Il faut renforcer les mesures incitatives pour ceux qui décident de reporter l’âge auquel ils accèdent au Régime des rentes du Québec (RRQ). Dans ce cas, plus ils retardent, plus la hausse de revenu, à la retraite, sera importante. L’impact doit être réel et substantiel.
Il ne faut pas craindre de reporter l’âge de la retraite. Le gouvernement Trudeau a pris une mauvaise décision en revenant sur la décision du gouvernement Harper de faire une transition de 65 ans à 67 ans. Tous les indicateurs nous amènent à ce type de changement. Ce n’est peut-être pas populaire, mais, dans les faits, l’adaptation se ferait de façon très graduelle.
Il faut encourager les travailleurs à contribuer à leur régime de retraite. De plus, pour faciliter le transfert du régime d’un employeur à l’autre quand on change d’emploi, il faut un système flexible. La mise en place du Régime volontaire d’épargne-retraite (RVER) est une réponse à cet enjeu. Mais il est possible d’ajouter d’autres mesures.

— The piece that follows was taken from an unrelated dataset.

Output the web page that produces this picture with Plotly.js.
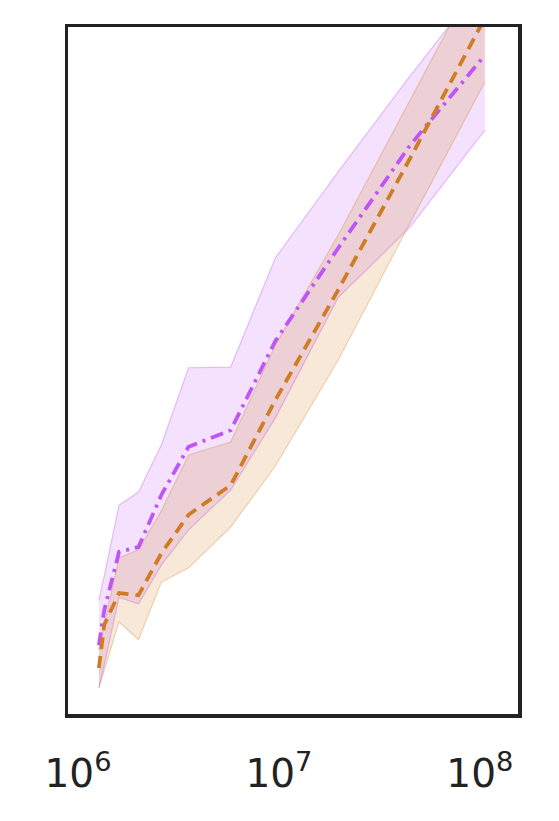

Cette mesure a un effet plus indirect par rapport aux travailleurs âgés. Mais elle permettrait aux gens de mieux planifier leur retraite. Actuellement, les femmes et les hommes qui s’absentent du marché du travail après la naissance d’un enfant arrêtent de contribuer à leur régime de retraite. Pour les aider, l’État prendrait la relève en contribuant aux régimes.
LIBERTÉ 55, NOUVELLE VERSION
3 FOIS PLUS
En 2020, le Québec comptera 1,7 million de personnes de 65 ans et plus, soit trois fois plus qu’en 1980 (550 000).
3,8 %
La population en âge de travailler au Québec aura diminué de 3,8 % entre 2013 et 2030, comparativement à une hausse de 5,5 % au Canada et de 9,6 % en Ontario.
UNE PREMIÈRE
En 2015, pour la première fois au Canada, le nombre de personnes âgées de 65 ans et plus (5,78 millions) a dépassé celui des enfants âgés de 14 ans et moins (5,75 millions).
G8 : En 2011, selon l’OCDE, le nombre de travailleurs âgés de 55 ans et plus était
de 12,6 % en Russie ; 13,7 % en France ; 14,1 % en Italie ; 17,4 % au Royaume-Uni ; 17,9 % en Allemagne ; 18,7 % au Canada ; 20,7 % aux États-Unis et 27,1 % au Japon.